Hell yeah I damn well ought to know hitting someone on the head is painful and they should not be expected to teach me to not do that…but…at some point (beyond what’s easily discernible/known for anyone who takes the time to work at discovering it) there has to be some give and take about what feels good and what doesn’t.

It’s my job to figure out how to “do the steps” to do more feel good stuff and less feel bad stuff but sometimes I need a signal about what feels warm and fuzzy to someone else and what doesn’t. Not the big stuff, but the more subtle and tricky stuff.

Hmmm, I think I’m figuring out something as I write this. Maybe the give and take mostly has to do with actual real personal relating (friends, lovers, colleagues, etc) and the stuff we need to find out on our own is what anyone half-way conscious ought to know about respectfully relating with another human being including knowledge about the history and context of the particular social identity they were stuck into.

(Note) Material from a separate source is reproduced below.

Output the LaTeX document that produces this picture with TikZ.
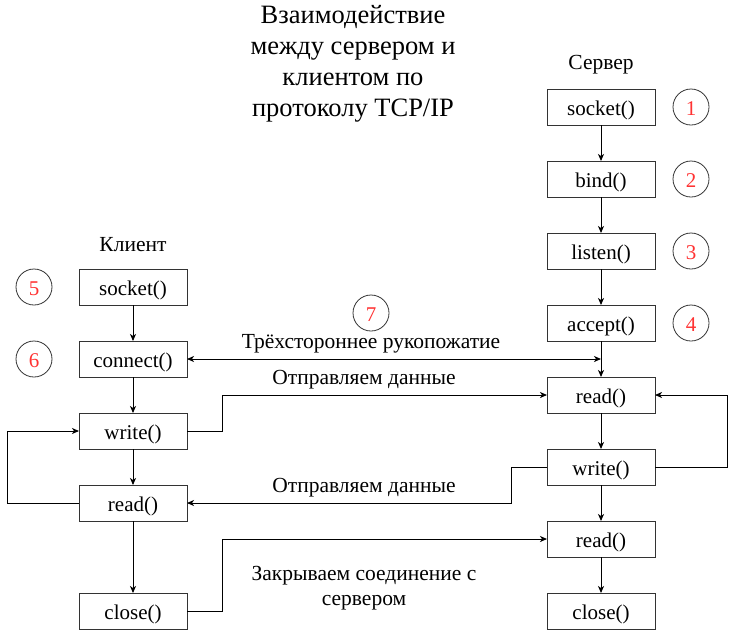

Hmmm… Maybe that stuff that anyone ought to know is the very stuff that the system of privilege (regardless of which system of oppression that supports it) works to hide from us and that’s the stuff that it’s our job to dig out own our own. Does that make sense?

The doings/thinkings associated with privilege (and apologies for a word that is perhaps too often used but less often understood) is often difficult to detect for those who carry it (white privilege is often dang hard for white people to “see” and male privilege is often dang hard for males to “see”…that’s a feature of “privilege”, not a design flaw…I think).

It’s incumbent on anyone/everyone who carries privilege to work hard at becoming more aware of it…but…I’m going to screw up and be oblivious sometimes…like everyone else…that’s when some feedback is appreciated…and maybe even necessary. But that ought to be in the realm of “fine tuning”, not figuring out how to take baby steps.

Sheldon Kopp touched on some of this stuff in his Eschatological Laundry List, I think.

Hand holding…no…absolutely not…grown-ups gotta do their own work and you’re spot on about the absurd silliness of anyone expecting someone else to do their work for them (that’s privilege, actually). That doesn’t mean that I’ll get it just right all the time and someone willing to let me know I’m screwing up can be deeply appreciated and useful.

Writing out this comment helped clarify some of this for me so…thanks much for your writing/thinking…I invariably learn when I read your work and struggle with grasping it. At least I hope I’m learning. (my apologies if this is totally off…it means I’m in deeper doo doo than I have any conception of).